Math 7374: Finite Element Methods (Section 12482)
Time: 1:00-2:30 pm, TTH, 315 PGH
Instructor: R. Hoppe
Prerequisites: Calculus, Linear Algebra, and Numerical Analysis.
Text(s): The following reference books are not required.
  • D. Braess; Finite Elements Theory, Fast Solvers and Applications in Solid Mechanics. 2nd Edition. Cambridge Univ. Press, Cambridge, 2001.
  • S.C. Brenner and L. Ridgway Scott; The Mathematical Theory of Finite Element Methods, 2nd Edition. Springer, New York, 2002.
Description: Finite Element Methods are widely used discretization techniques for the numerical solution of PDEs based on appropriate variational formulations. We begin with basic principles for the construction of Conforming Finite Elements and Finite Element Spaces with respect to triangulations of the computational domain.
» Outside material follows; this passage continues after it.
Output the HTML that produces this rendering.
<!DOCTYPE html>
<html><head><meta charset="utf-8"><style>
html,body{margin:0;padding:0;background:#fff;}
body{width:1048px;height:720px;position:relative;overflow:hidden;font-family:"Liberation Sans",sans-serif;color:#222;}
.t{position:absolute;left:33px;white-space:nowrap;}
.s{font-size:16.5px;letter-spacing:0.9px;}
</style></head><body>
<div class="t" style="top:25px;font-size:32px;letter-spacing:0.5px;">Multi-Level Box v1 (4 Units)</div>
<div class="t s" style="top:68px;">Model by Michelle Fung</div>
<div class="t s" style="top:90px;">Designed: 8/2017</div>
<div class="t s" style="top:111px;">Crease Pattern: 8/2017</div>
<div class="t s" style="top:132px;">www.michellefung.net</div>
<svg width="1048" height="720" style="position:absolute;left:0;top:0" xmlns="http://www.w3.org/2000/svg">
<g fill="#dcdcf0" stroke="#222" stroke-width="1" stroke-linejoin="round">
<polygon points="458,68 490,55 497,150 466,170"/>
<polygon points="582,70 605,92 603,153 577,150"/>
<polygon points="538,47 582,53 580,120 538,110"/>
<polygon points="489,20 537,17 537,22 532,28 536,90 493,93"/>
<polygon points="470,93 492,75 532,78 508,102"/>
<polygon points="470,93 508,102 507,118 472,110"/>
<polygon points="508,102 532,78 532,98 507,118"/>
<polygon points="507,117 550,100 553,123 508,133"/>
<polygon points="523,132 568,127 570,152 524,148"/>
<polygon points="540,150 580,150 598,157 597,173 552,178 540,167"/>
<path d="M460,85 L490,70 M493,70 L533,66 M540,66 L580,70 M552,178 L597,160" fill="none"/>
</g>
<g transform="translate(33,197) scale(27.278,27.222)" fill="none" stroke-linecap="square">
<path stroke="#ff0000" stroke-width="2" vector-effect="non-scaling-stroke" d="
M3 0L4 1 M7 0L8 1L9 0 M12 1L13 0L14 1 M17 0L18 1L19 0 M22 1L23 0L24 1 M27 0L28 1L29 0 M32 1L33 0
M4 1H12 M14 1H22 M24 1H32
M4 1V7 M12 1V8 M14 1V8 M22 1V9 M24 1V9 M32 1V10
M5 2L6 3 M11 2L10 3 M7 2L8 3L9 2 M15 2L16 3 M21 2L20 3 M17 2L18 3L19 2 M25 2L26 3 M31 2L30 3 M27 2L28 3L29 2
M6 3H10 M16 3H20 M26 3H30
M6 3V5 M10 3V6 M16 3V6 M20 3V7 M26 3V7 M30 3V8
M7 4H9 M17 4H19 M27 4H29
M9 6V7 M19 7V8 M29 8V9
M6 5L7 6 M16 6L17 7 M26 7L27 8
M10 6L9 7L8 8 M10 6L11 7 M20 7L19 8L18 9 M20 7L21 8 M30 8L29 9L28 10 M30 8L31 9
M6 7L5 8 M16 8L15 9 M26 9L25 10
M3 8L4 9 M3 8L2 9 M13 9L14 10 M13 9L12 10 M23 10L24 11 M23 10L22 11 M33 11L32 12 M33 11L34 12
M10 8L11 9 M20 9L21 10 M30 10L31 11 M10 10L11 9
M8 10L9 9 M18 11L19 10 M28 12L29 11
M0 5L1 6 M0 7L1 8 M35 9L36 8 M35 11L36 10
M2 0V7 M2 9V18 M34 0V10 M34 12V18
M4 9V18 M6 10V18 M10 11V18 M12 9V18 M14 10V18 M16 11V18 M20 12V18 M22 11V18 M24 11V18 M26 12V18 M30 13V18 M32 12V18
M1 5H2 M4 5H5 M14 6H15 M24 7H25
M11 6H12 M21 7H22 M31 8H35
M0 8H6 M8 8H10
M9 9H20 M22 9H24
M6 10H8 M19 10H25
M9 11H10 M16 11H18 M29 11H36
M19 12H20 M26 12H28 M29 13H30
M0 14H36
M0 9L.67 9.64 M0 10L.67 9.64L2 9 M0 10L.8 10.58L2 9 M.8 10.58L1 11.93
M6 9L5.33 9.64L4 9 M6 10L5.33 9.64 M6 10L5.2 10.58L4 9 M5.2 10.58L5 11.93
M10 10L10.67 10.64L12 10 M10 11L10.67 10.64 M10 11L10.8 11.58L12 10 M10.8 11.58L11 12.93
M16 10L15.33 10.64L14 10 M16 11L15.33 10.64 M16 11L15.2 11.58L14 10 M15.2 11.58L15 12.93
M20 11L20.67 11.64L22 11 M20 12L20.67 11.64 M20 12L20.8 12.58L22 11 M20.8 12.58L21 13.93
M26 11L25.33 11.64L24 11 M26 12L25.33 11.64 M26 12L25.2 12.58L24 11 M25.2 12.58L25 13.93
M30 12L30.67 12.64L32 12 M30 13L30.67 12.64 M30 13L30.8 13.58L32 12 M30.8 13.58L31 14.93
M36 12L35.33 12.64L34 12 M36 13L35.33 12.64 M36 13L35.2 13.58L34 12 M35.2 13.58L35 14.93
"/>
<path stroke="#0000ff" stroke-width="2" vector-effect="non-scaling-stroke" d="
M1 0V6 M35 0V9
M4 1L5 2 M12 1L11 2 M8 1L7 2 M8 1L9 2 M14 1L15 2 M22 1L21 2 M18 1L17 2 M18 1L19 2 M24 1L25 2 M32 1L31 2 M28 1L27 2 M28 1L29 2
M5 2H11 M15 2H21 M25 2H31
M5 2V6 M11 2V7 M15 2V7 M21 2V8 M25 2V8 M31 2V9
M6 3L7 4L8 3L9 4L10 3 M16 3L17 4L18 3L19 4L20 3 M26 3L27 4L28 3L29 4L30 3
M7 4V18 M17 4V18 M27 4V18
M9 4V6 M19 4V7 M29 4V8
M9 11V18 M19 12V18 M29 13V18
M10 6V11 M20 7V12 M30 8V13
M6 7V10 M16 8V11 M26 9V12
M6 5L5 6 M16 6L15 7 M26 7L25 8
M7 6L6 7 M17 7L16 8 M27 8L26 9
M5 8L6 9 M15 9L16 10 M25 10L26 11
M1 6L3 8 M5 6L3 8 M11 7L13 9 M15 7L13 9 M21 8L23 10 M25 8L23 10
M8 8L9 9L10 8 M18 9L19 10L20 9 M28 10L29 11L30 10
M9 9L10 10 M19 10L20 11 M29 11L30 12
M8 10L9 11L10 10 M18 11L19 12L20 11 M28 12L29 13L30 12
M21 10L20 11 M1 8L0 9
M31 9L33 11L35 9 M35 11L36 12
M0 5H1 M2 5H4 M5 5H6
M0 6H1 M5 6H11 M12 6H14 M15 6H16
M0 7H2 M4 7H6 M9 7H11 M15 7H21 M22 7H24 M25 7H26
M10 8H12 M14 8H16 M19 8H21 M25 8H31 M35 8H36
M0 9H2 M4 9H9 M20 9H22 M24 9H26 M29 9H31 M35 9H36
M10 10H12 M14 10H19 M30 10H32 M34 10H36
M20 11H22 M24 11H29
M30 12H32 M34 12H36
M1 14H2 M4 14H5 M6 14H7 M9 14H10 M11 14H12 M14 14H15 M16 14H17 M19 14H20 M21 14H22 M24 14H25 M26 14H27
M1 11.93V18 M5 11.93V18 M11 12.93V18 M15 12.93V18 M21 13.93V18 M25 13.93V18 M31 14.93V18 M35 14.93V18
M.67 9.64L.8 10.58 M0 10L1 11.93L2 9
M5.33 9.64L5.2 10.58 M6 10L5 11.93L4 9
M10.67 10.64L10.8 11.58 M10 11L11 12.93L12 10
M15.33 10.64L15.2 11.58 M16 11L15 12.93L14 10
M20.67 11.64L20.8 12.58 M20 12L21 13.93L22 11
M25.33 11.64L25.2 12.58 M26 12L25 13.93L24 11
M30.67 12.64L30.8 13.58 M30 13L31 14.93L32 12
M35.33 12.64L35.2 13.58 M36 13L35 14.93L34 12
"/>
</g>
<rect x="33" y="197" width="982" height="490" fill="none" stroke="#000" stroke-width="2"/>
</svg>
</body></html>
Then, we study in detail a priori estimates for the global discretization error in various norms of the underlying function space. Nonconforming and Mixed Finite Element Methods will be addressed as well. A further important issue is adaptive grid refinement on the basis of efficient and reliable a posteriori error estimators for the global discretization error.

 
 
Math 7379: MONTE CARLO METHOD (Section 12620)
Time: 10:00-11:30 TTH, 347 PGH
Instructor: E. Kao
Prerequisites: MATH 6382-6383 Mathematical Statistics MATH 6397, Discrete-Time Models in Finance and Continuous-Time Models in Finance Expreience in Matlab
Text(s): Monte Carlo Methods in Financial Engineering by Paul Glasserman, Springer, New York, 2003, ISBN 0-387-00451-3.
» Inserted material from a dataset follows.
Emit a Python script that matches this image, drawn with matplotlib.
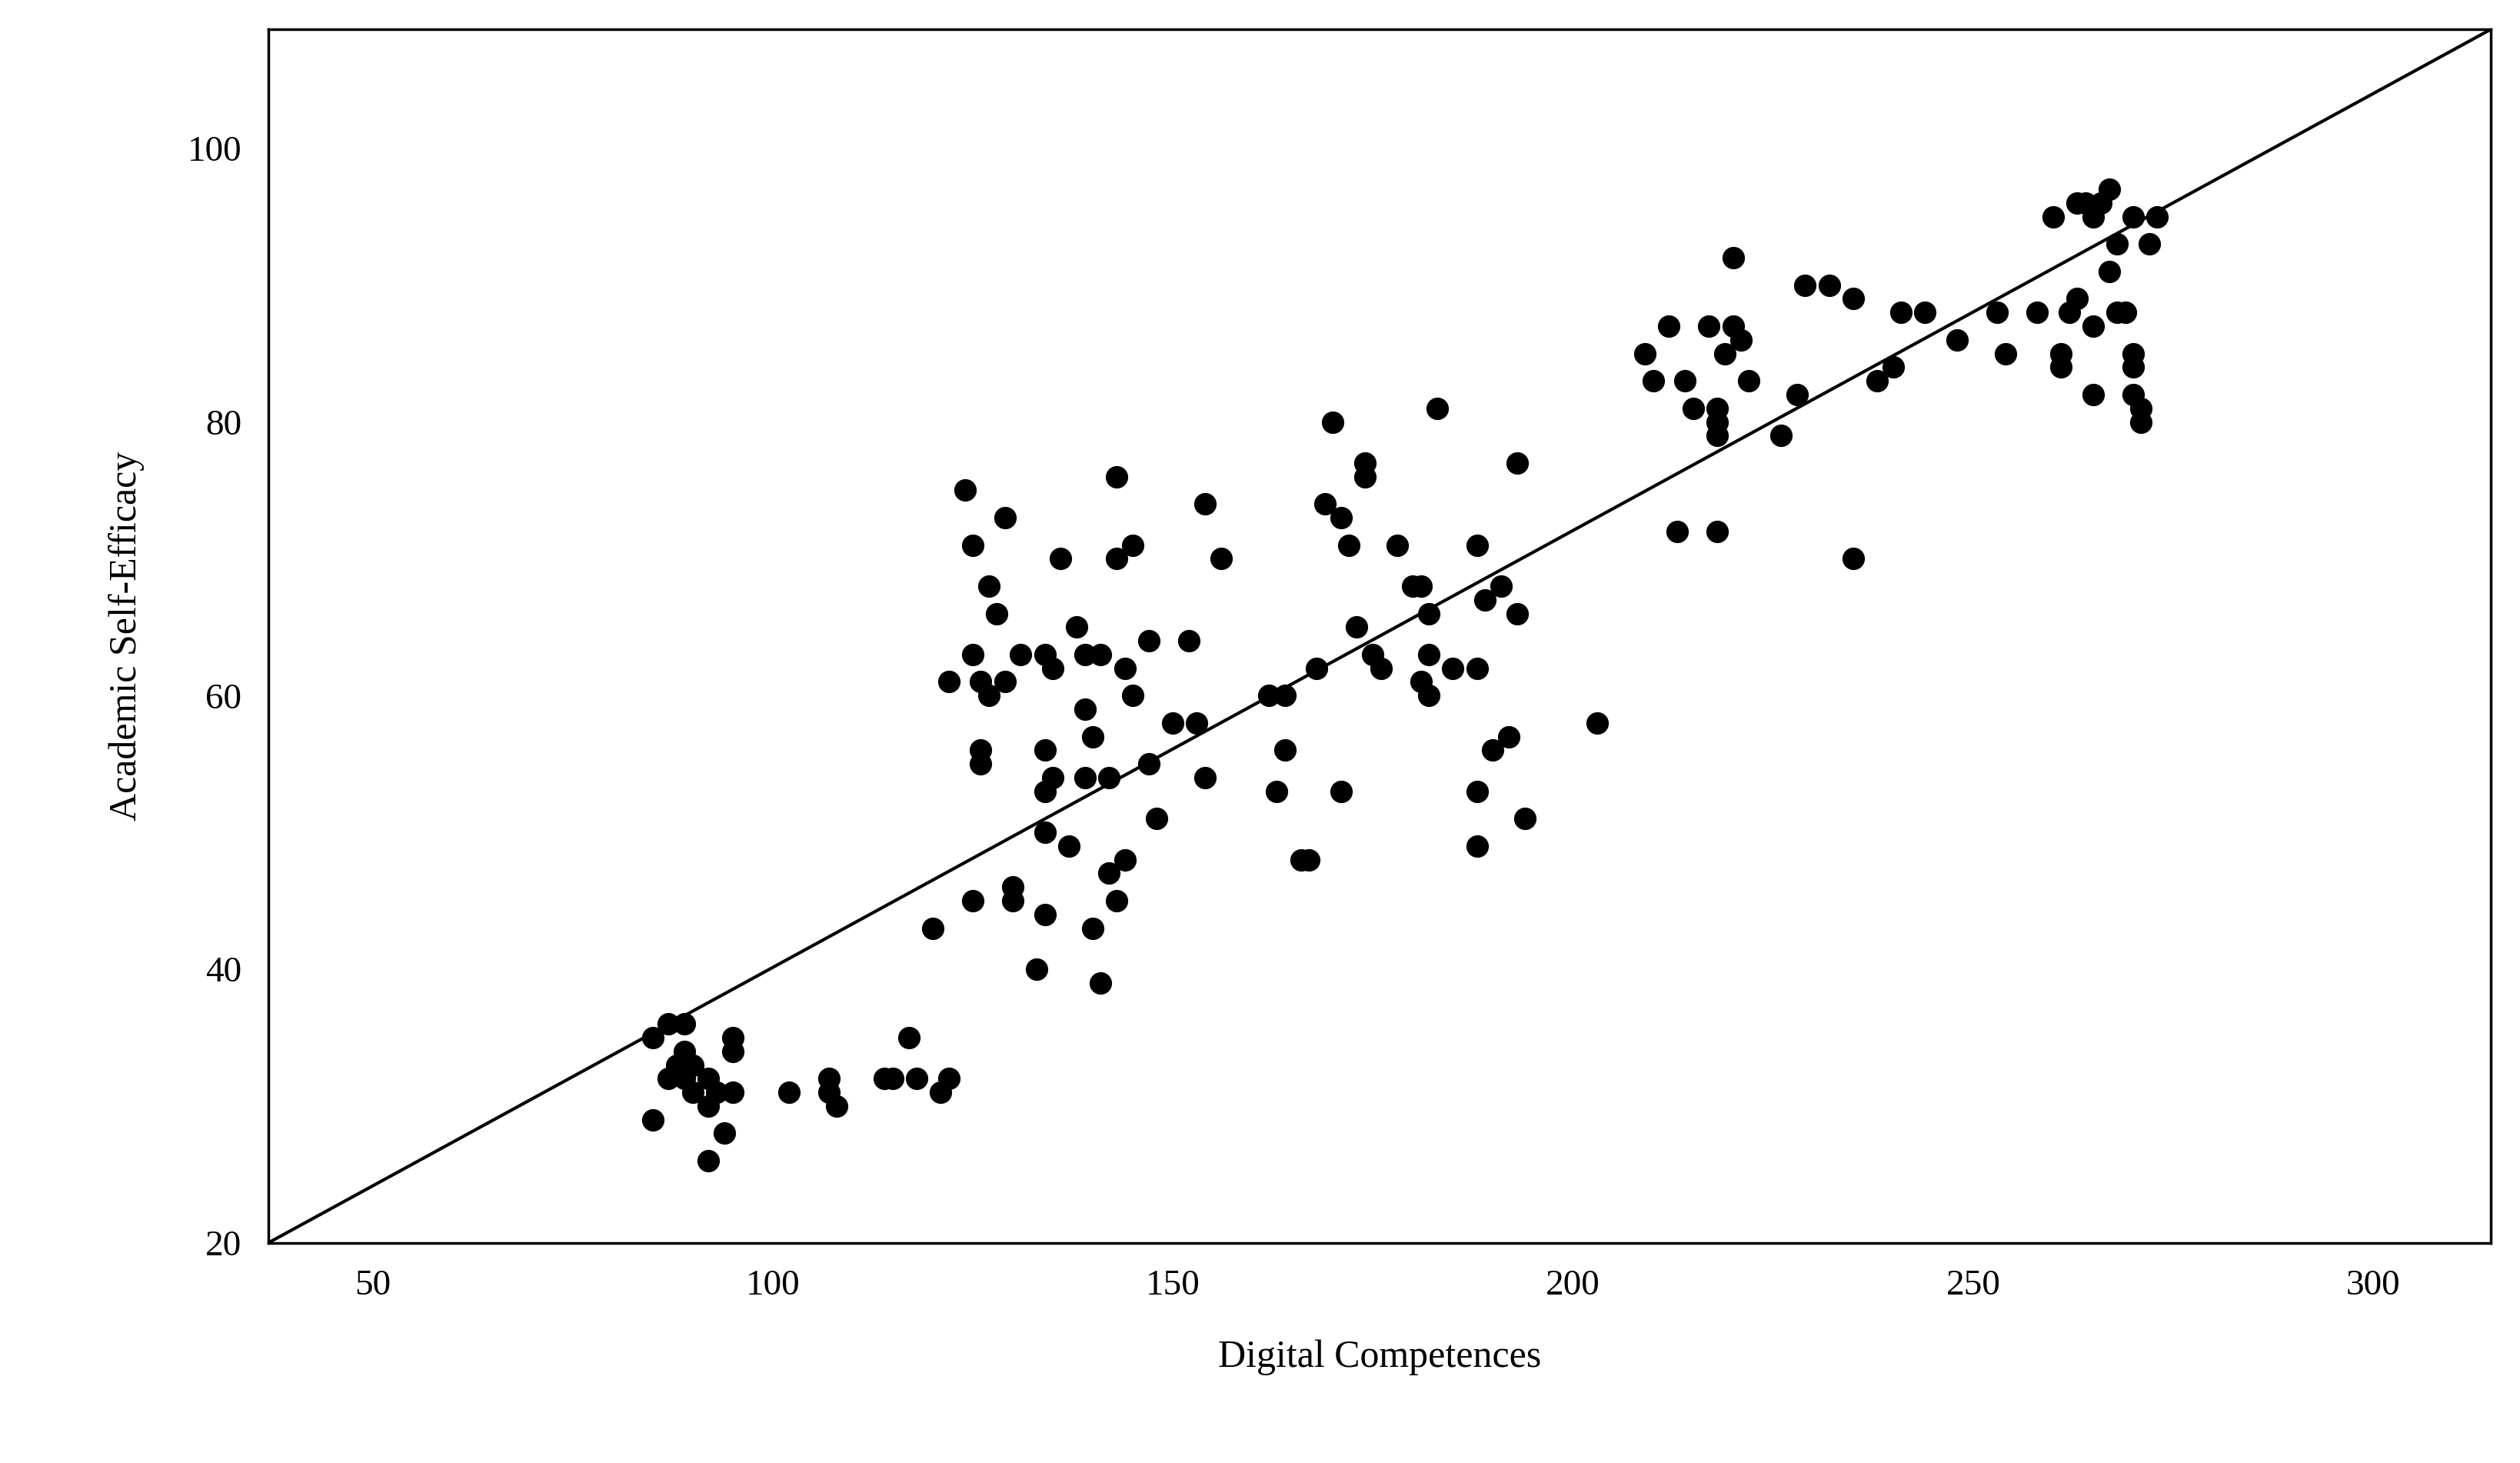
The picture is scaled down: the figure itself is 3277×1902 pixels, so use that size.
import matplotlib.pyplot as plt

# data
digital = [85, 85, 87, 89, 87, 88, 89, 90, 89, 90, 92, 92, 93, 92, 94, 95, 95, 95,
           102, 107, 107, 108, 114, 115, 117, 118, 121, 122,
           120, 122, 124, 125, 125, 125, 126, 126, 126, 127, 127, 128, 129, 129, 130, 130,
           131, 133, 134, 134, 134, 134, 134, 135, 135, 136, 137, 138, 139, 139, 139, 140,
           140, 141, 141, 142, 142, 143, 143, 143, 144, 144, 145, 145, 147, 147, 148, 150,
           152, 153, 154, 154, 156,
           162, 163, 164, 164, 166, 167, 168, 169, 170, 171, 171, 172, 173, 174, 174, 175,
           176, 178, 180, 181, 181, 182, 182, 182, 183, 185, 188, 188, 188, 188, 189, 190,
           191, 192, 193, 193, 194, 203,
           209, 210, 212, 213, 214, 215, 217, 218, 218, 218, 218, 219, 220, 220, 221, 222,
           226, 228, 229, 232, 235, 235, 238, 240, 241, 244, 248, 253, 254, 258, 260, 261,
           261, 262, 263, 263, 264, 265, 265, 265, 266, 267, 267, 268, 268, 269, 270, 270,
           270, 270, 271, 271, 272, 273]
efficacy = [29, 35, 36, 36, 32, 33, 34, 33, 32, 31, 32, 30, 31, 26, 28, 35, 34, 31,
            31, 32, 31, 30, 32, 32, 35, 32, 31, 32,
            43, 61, 75, 63, 71, 45, 56, 55, 61, 68, 60, 66, 73, 61, 46, 45,
            63, 40, 63, 56, 53, 50, 44, 62, 54, 70, 49, 65, 63, 59, 54, 57,
            43, 63, 39, 54, 47, 70, 76, 45, 62, 48, 71, 60, 64, 55, 51, 58,
            64, 58, 74, 54, 70,
            60, 53, 60, 56, 48, 48, 62, 74, 80, 73, 53, 71, 65, 77, 76, 63,
            62, 71, 68, 68, 61, 63, 60, 66, 81, 62, 71, 62, 53, 49, 67, 56,
            68, 57, 66, 77, 51, 58,
            85, 83, 87, 72, 83, 81, 87, 72, 81, 80, 79, 85, 92, 87, 86, 83,
            79, 82, 90, 90, 70, 89, 83, 84, 88, 88, 86, 88, 85, 88, 95, 85,
            84, 88, 96, 89, 96, 95, 87, 82, 96, 97, 91, 93, 88, 88, 95, 85,
            84, 82, 81, 80, 93, 95]

xlim = (37, 314.7)
ylim = (20, 108.7)

plt.rcParams['font.family'] = ['Liberation Serif', 'DejaVu Serif']
fig = plt.figure(figsize=(32.77, 19.02), dpi=100)
ax = fig.add_axes([0.1065, 0.1505, 0.882, 0.8295])

ax.plot(digital, efficacy, 'o', color='black', markersize=20)
ax.plot(xlim, ylim, color='black', linewidth=3)

ax.set_xlim(xlim)
ax.set_ylim(ylim)
ax.set_xticks([50, 100, 150, 200, 250, 300])
ax.set_yticks([20, 40, 60, 80, 100])
ax.tick_params(length=0, labelsize=34, pad=25)
for s in ax.spines.values():
    s.set_linewidth(2.5)
ax.set_xlabel("Digital Competences", fontsize=36, labelpad=35)
ax.set_ylabel("Academic Self-Efficacy", fontsize=36, labelpad=40)

fig.savefig("out.png", dpi=100)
Description: In this course, we first cover the fundamentals of Monte-Carlo methods. We then review pricing of contingency claims. The course is about the use of MonteCarlo methods for valuation of a variety of contingency claims. We will study techniques for improving accuracy and efficincy. Students in the course are expected to write computer programs in Matlab for implementation.

 
 
Math 7396: DECOMPOSITION DOMIAN METHOD ( Section 12619 )
Time: ? PGH
Instructor: Y. Kuznetsov
Prerequisites: ?
Text(s): No required textbook.
Description:
  

*NOTE: Teaching fellows are required to register for three regularly scheduled math courses for a total of 9 hours. Ph.D students who have passed their prelim exam are required to register for one regularly scheduled math course and 6 hours of dissertation.